**Provided material:**
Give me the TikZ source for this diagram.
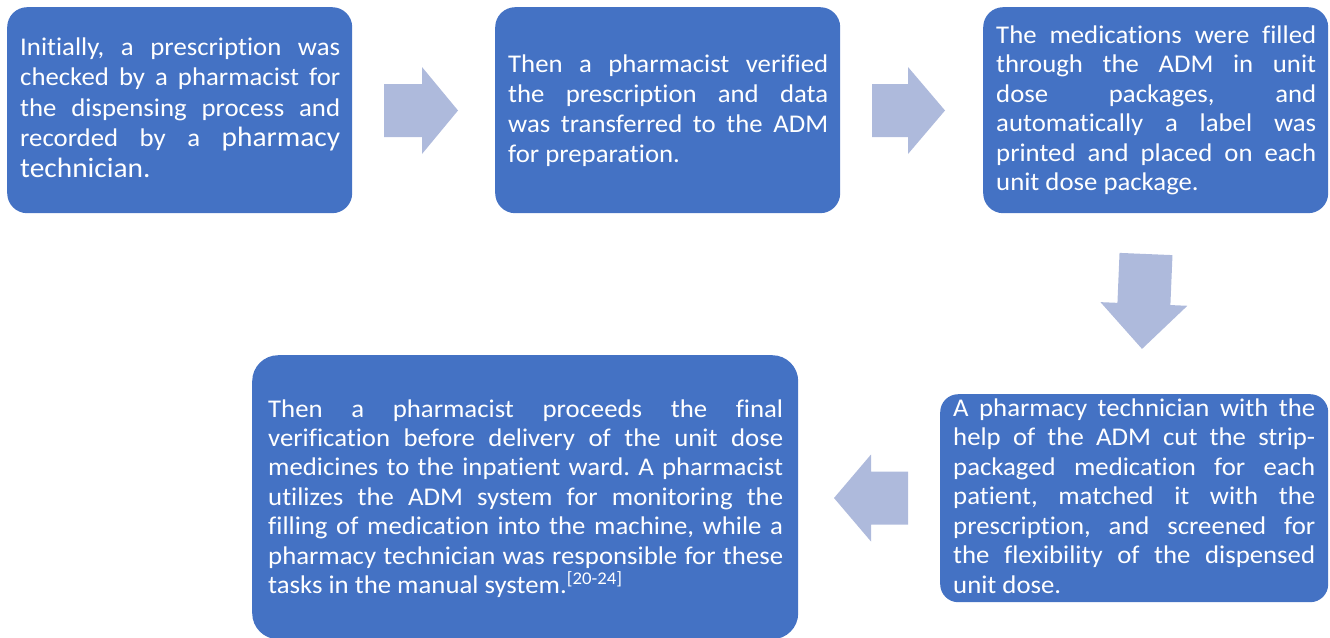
\documentclass[tikz,border=0pt]{standalone}
\usepackage{fontspec}
\setmainfont{Carlito}[FakeStretch=1.05, Ligatures={NoCommon}]
\frenchspacing
\definecolor{boxblue}{RGB}{68,114,196}
\definecolor{arrowblue}{RGB}{174,186,220}
\tikzset{
  stepbox/.style={rectangle, fill=boxblue, draw=none, inner sep=0pt,
    anchor=north west, rounded corners=#1},
  steptext/.style={text=white, inner sep=0pt, anchor=base west},
  pics/blockarrow/.style 2 args={code={
    \fill[arrowblue] (0,-26.5) -- (#1,-26.5) -- (#1,-43.5) -- ({#1+#2},0)
      -- (#1,43.5) -- (#1,26.5) -- (0,26.5) -- cycle;}}
}
\newcommand{\steppar}[3]{\parbox[t]{#1pt}{\fontsize{25.5}{#2}\selectfont #3}}
\newcommand{\bigword}[1]{{\fontsize{28}{30.5}\selectfont #1}}
\begin{document}
\begin{tikzpicture}[x=1pt, y=-1pt]
\useasboundingbox (0,0) rectangle (1330,637);

% process boxes
\node[stepbox=20pt, minimum width=345pt, minimum height=206pt] (b1) at (7,7) {};
\node[stepbox=20pt, minimum width=345pt, minimum height=206pt] (b2) at (495,7) {};
\node[stepbox=20pt, minimum width=345pt, minimum height=206pt] (b3) at (983,7) {};
\node[stepbox=18pt, minimum width=388pt, minimum height=208pt] (b4) at (940,394) {};
\node[stepbox=26pt, minimum width=546pt, minimum height=284pt] (b5) at (252,355) {};

% box texts
\node[steptext] (t1) at (20,55) {\steppar{320}{30.5}{Initially, a prescription was\linebreak
  checked by a pharmacist for\linebreak
  the dispensing process and\linebreak
  recorded by a \bigword{pharmacy}\linebreak
  \bigword{technician.}}};
\node[steptext] (t2) at (508,72) {\steppar{320}{30.3}{Then a pharmacist verified\linebreak
  the prescription and data\linebreak
  was transferred to the ADM\linebreak
  for preparation.}};
\node[steptext] (t3) at (996,43) {\steppar{320}{29.5}{The medications were filled\linebreak
  through the ADM in unit\linebreak
  dose packages, and\linebreak
  automatically a label was\linebreak
  printed and placed on each\linebreak
  unit dose package.}};
\node[steptext] (t4) at (953,416) {\steppar{362}{29.5}{A pharmacy technician with the\linebreak
  help of the ADM cut the strip-\linebreak
  packaged medication for each\linebreak
  patient, matched it with the\linebreak
  prescription, and screened for\linebreak
  the flexibility of the dispensed\linebreak
  unit dose.}};
\node[steptext] (t5) at (268,417) {\steppar{515}{29.4}{Then a pharmacist proceeds the final\linebreak
  verification before delivery of the unit dose\linebreak
  medicines to the inpatient ward. A pharmacist\linebreak
  utilizes the ADM system for monitoring the\linebreak
  filling of medication into the machine, while a\linebreak
  pharmacy technician was responsible for these\linebreak
  tasks in the manual system.\textsuperscript{[20-24]}}};

% block arrows between the steps
\pic (a1) at (384,110.5) {blockarrow={38}{36}};
\pic (a2) at (872,110.5) {blockarrow={36}{37}};
\pic[rotate=-92.4] (a3) at (1146,254) {blockarrow={50}{45}};
\pic[rotate=180] (a4) at (908,498) {blockarrow={37}{37}};
\end{tikzpicture}
\end{document}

**Given instruction:** Starting at the first line of the material, output exactly the lines up to and including the one with "minimum width=546pt, minimum". Do not include the pictures.

**The reply:**
Give me the TikZ source for this diagram.
\documentclass[tikz,border=0pt]{standalone}
\usepackage{fontspec}
\setmainfont{Carlito}[FakeStretch=1.05, Ligatures={NoCommon}]
\frenchspacing
\definecolor{boxblue}{RGB}{68,114,196}
\definecolor{arrowblue}{RGB}{174,186,220}
\tikzset{
  stepbox/.style={rectangle, fill=boxblue, draw=none, inner sep=0pt,
    anchor=north west, rounded corners=#1},
  steptext/.style={text=white, inner sep=0pt, anchor=base west},
  pics/blockarrow/.style 2 args={code={
    \fill[arrowblue] (0,-26.5) -- (#1,-26.5) -- (#1,-43.5) -- ({#1+#2},0)
      -- (#1,43.5) -- (#1,26.5) -- (0,26.5) -- cycle;}}
}
\newcommand{\steppar}[3]{\parbox[t]{#1pt}{\fontsize{25.5}{#2}\selectfont #3}}
\newcommand{\bigword}[1]{{\fontsize{28}{30.5}\selectfont #1}}
\begin{document}
\begin{tikzpicture}[x=1pt, y=-1pt]
\useasboundingbox (0,0) rectangle (1330,637);

% process boxes
\node[stepbox=20pt, minimum width=345pt, minimum height=206pt] (b1) at (7,7) {};
\node[stepbox=20pt, minimum width=345pt, minimum height=206pt] (b2) at (495,7) {};
\node[stepbox=20pt, minimum width=345pt, minimum height=206pt] (b3) at (983,7) {};
\node[stepbox=18pt, minimum width=388pt, minimum height=208pt] (b4) at (940,394) {};
\node[stepbox=26pt, minimum width=546pt, minimum height=284pt] (b5) at (252,355) {};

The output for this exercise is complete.